Book review: The Media, the Public and the Great Financial Crisis by Mike Berry

Book review: The Media, the Public and the Great Financial Crisis by Mike Berry
by Ian Sinclair
Morning Star
18 November 2019
COMING out of the Glasgow Media Group tradition, Dr Mike Berry from the School of Journalism at Cardiff University has written a quietly devastating academic examination of the impact of the British print and broadcast media on public knowledge and understanding of the 2008 financial crisis.
Focusing on the October 2008 bank bailouts and debates about the national deficit and austerity circa 2009, Berry conducted content analysis, focus groups with the public and interviewed senior journalists producing the news.
With the public’s interest in economic and business news at unprecedented levels in 2008, he found the media “functioned to channel the very real public anger… into largely symbolic issues” while leaving the deep structural faults in Britain’s financial system “largely unexamined.” In particular he notes “City voices dominated core coverage of the [partial] bank nationalisations” on the BBC Today programme.
Similarly, he observed the media “constructed – to varying degrees – a narrative that the deficit represented a major economic threat which necessitated quick and sharp cuts to the welfare state.” Austerity was largely presented as inevitable, with his sample of BBC News at Ten’s output showing no space was given to economists, academics, unions or civil society actors “who might have advocated countercyclical or anti-austerity policies.”

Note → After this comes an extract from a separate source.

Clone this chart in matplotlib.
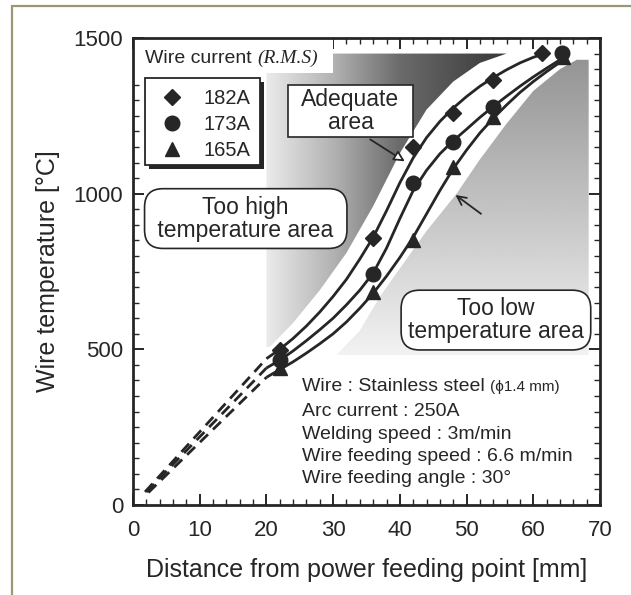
import numpy as np
import matplotlib as mpl; mpl.use("Agg")
import matplotlib.pyplot as plt
from matplotlib.patches import Polygon, Rectangle

plt.rcParams.update({"font.family": "Liberation Sans"})
INK = "#262626"

# measured wire temperatures, one list per wire current (R.M.S)
labels = ["182A", "173A", "165A"]
markers = ["D", "o", "^"]
x_182 = [22, 36, 42, 48, 54, 61.3]
y_182 = [498, 857, 1151, 1258, 1365, 1453]
x_173 = [22, 36, 42, 48, 54, 64.3]
y_173 = [466, 741, 1035, 1167, 1278, 1453]
x_165 = [22, 36, 42, 48, 54, 64.5]
y_165 = [440, 685, 851, 1087, 1247, 1440]

# fitted curves
cx_182 = [20, 22, 24, 26, 28, 30, 32, 34, 36, 38, 40, 42, 44, 46, 48, 50, 52, 54, 56, 58, 60, 62]
cy_182 = [470, 500, 535, 575, 620, 670, 725, 790, 860, 945, 1035, 1115, 1180, 1232, 1275, 1312,
          1345, 1373, 1398, 1420, 1438, 1452]
cx_173 = [20, 22, 24, 26, 28, 30, 32, 34, 36, 38, 40, 42, 44, 46, 48, 50, 52, 54, 56, 58, 60, 62, 64, 65]
cy_173 = [440, 465, 495, 528, 563, 600, 643, 690, 745, 825, 920, 1010, 1075, 1128, 1170, 1207,
          1245, 1280, 1313, 1345, 1375, 1403, 1430, 1445]
cx_165 = [20, 22, 24, 26, 28, 30, 32, 34, 36, 38, 40, 42, 44, 46, 48, 50, 52, 54, 56, 58, 60, 62, 64, 65]
cy_165 = [410, 435, 460, 488, 518, 550, 588, 632, 680, 735, 795, 860, 935, 1010, 1080, 1140,
          1195, 1242, 1285, 1325, 1360, 1392, 1422, 1435]
# dashed extrapolation toward the feeding point
dx_182, dy_182 = [1.8, 20], [42, 470]
dx_173, dy_173 = [2.0, 20], [42, 440]
dx_165, dy_165 = [2.3, 20], [40, 410]

# shaded areas (outline)
hi_area = [(20, 508), (20, 1450), (56, 1450), (52, 1420), (48, 1360), (44, 1270), (40, 1130),
           (36, 960), (32, 810), (28, 690), (24, 585), (20.5, 508)]
lo_area = [(30.5, 482), (34, 560), (37, 669), (40, 760), (44, 880), (48.5, 1000), (52, 1110),
           (56, 1225), (60, 1330), (64, 1400), (66.5, 1430), (68.3, 1430), (68.3, 482)]

fig = plt.figure(figsize=(6.31, 5.95), dpi=100)
fig.patch.set_facecolor("white")
fig.add_artist(Rectangle((12 / 631, -0.2), 1.2, 0.2 + 1 - 6 / 595, transform=fig.transFigure,
                         fill=False, ec="#9c9677", lw=1.6))
ax = fig.add_axes([133 / 631, 1 - 505 / 595, 467 / 631, 467 / 595])

# gradients clipped to the two areas
gx = np.linspace(20, 57, 300)
shade = np.interp(gx, [20, 30, 40, 56], [0.92, 0.70, 0.42, 0.22])
im = ax.imshow(np.tile(shade, (2, 1)), extent=[20, 57, 480, 1460], cmap="gray", vmin=0, vmax=1,
               aspect="auto", origin="lower", interpolation="bilinear", zorder=1)
p = Polygon(hi_area, closed=True, fc="none", ec="none")
ax.add_patch(p); im.set_clip_path(p)
gy = np.linspace(480, 1432, 300)
shade = np.interp(gy, [480, 1432], [0.95, 0.58])
im2 = ax.imshow(np.tile(shade[:, None], (1, 2)), extent=[30, 68.3, 480, 1432], cmap="gray",
                vmin=0, vmax=1, aspect="auto", origin="lower", interpolation="bilinear", zorder=1)
p2 = Polygon(lo_area, closed=True, fc="none", ec="none")
ax.add_patch(p2); im2.set_clip_path(p2)

for cx, cy, dx, dy in [(cx_182, cy_182, dx_182, dy_182), (cx_173, cy_173, dx_173, dy_173),
                       (cx_165, cy_165, dx_165, dy_165)]:
    ax.plot(cx, cy, color=INK, lw=2.0, zorder=3, solid_capstyle="butt")
    ax.plot(dx, dy, color=INK, lw=2.0, zorder=3, dashes=(4, 2.5))

handles = []
for xs, ys, m, lab in zip([x_182, x_173, x_165], [y_182, y_173, y_165], markers, labels):
    ms = {"D": 8, "o": 10.5, "^": 9.5}[m]
    h, = ax.plot(xs, ys, m, ms=ms, color=INK, ls="none", label=lab, zorder=5)
    handles.append(h)

ax.set_xlim(0, 70); ax.set_ylim(0, 1500)
ax.set_xticks(range(0, 71, 10)); ax.set_xticks(range(0, 71, 2), minor=True)
ax.set_yticks([0, 500, 1000, 1500]); ax.set_yticks(range(0, 1501, 50), minor=True)
ax.tick_params(which="both", direction="in", top=True, right=True, colors=INK, labelsize=16)
ax.tick_params(which="major", length=8, width=1.4, pad=7)
ax.tick_params(axis="x", which="major", pad=11)
ax.tick_params(which="minor", length=4, width=1.0)
for s in ax.spines.values():
    s.set_linewidth(2.0); s.set_color(INK)
ax.set_xlabel("Distance from power feeding point [mm]", fontsize=18, color=INK, labelpad=12)
ax.set_ylabel("Wire temperature [\u00b0C]", fontsize=18, color=INK, labelpad=10)

# legend block
ax.add_patch(Rectangle((0, 0.925), 0.428, 0.075, transform=ax.transAxes, fc="white", ec="none", zorder=2))
t = ax.text(0.026, 0.957, "Wire current ", transform=ax.transAxes, fontsize=14, color=INK,
            va="center", ha="left", zorder=6)
ax.annotate("(R.M.S)", xy=(1, 0.5), xycoords=t, va="center", ha="left", fontsize=14,
            family="Liberation Serif", style="italic", color=INK, zorder=6)
lx, ly, lw_, lh = 0.026, 0.914, 0.246, 0.186
ax.add_patch(Rectangle((lx + 0.009, ly - lh - 0.009), lw_, lh, transform=ax.transAxes,
                       fc=INK, ec="none", zorder=6))
ax.add_patch(Rectangle((lx, ly - lh), lw_, lh, transform=ax.transAxes, fc="white", ec=INK,
                       lw=1.3, zorder=7))
leg = ax.legend(handles=handles, loc="upper left", bbox_to_anchor=(lx, ly), frameon=False,
                fontsize=14.5, handlelength=1.6, handletextpad=0.75, labelspacing=0.35,
                borderpad=0.55, borderaxespad=0, numpoints=1, labelcolor=INK)
leg.set_zorder(8)

box = dict(fc="white", ec=INK, lw=1.2)
ax.add_patch(Rectangle((23.2, 1182), 18.8, 167, fc="white", ec=INK, lw=1.2, zorder=6))
ax.text(32.6, 1266, "Adequate\narea", fontsize=16.5, color=INK, ha="center", va="center",
        linespacing=1.0, zorder=7)
ax.text(16.9, 920, " Too high \n temperature area ", fontsize=16.5, color=INK, ha="center",
        va="center", linespacing=1.0, bbox=dict(boxstyle="round,pad=0.3,rounding_size=0.8", **box), zorder=6)
ax.text(54.4, 594, "Too low\ntemperature area", fontsize=16.5, color=INK, ha="center",
        va="center", linespacing=1.0, bbox=dict(boxstyle="round,pad=0.3,rounding_size=0.8", **box), zorder=6)
ax.annotate("", xy=(41.1, 1099), xytext=(35.2, 1179),
            arrowprops=dict(arrowstyle="-|>", fc="white", ec=INK, lw=1.3, mutation_scale=16), zorder=6)
ax.annotate("", xy=(48.0, 1001), xytext=(52.5, 930),
            arrowprops=dict(arrowstyle="->", color=INK, lw=1.3, mutation_scale=16), zorder=6)

info = ["Arc current : 250A", "Welding speed : 3m/min", "Wire feeding speed : 6.6 m/min",
        "Wire feeding angle : 30\u00b0"]
t1 = ax.text(25.3, 382, "Wire : Stainless steel ", fontsize=14, color=INK, va="center", zorder=6)
ax.annotate("(\u03d51.4 mm)", xy=(1, 0.45), xycoords=t1, va="center", ha="left", fontsize=11,
            color=INK, zorder=6)
for yy, s in zip([299, 228, 157, 84], info):
    ax.text(25.3, yy, s, fontsize=14, color=INK, va="center", zorder=6)

fig.savefig("out.png", dpi=100, facecolor="white")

Dismayingly, many of the participants in the focus groups said immigrants and asylum seekers were a primary reason for the rise in public debt caused by the recession created by the financial crisis – an outcome of decades-long misreporting of public spending, welfare and immigration by large sections of the media, Berry argues.
Contrary to the “dominant strand of thinking in both academic and lay circles that the media have relatively little influence” on public attitudes, Berry concludes the media had a “significant impact” on public opinion during the banking crisis and deficit debates. The repercussions of this manufactured ignorance have been immense, ultimately leading to a widespread acceptance of austerity that has devastated large swathes of the country, playing a key role in the 2010 and 2015 elections, the 2016 Brexit vote and the election of Jeremy Corbyn as Labour Party leader.
Helpfully, Berry ends with a few tips for any Labour government interested in significantly increasing public spending, which will almost certainly incur the wrath of influential sections of the media: careful monitoring of public opinion combined with “a proactive and robust system of rebuttal” and utilisation of the mass membership to present the most effective arguments to the general public.
Essential reading for anyone who wants to understand post-crash Britain.
The Media, the Public and the Great Financial Crisis is published by Palgrave Macmillan, priced £22.99.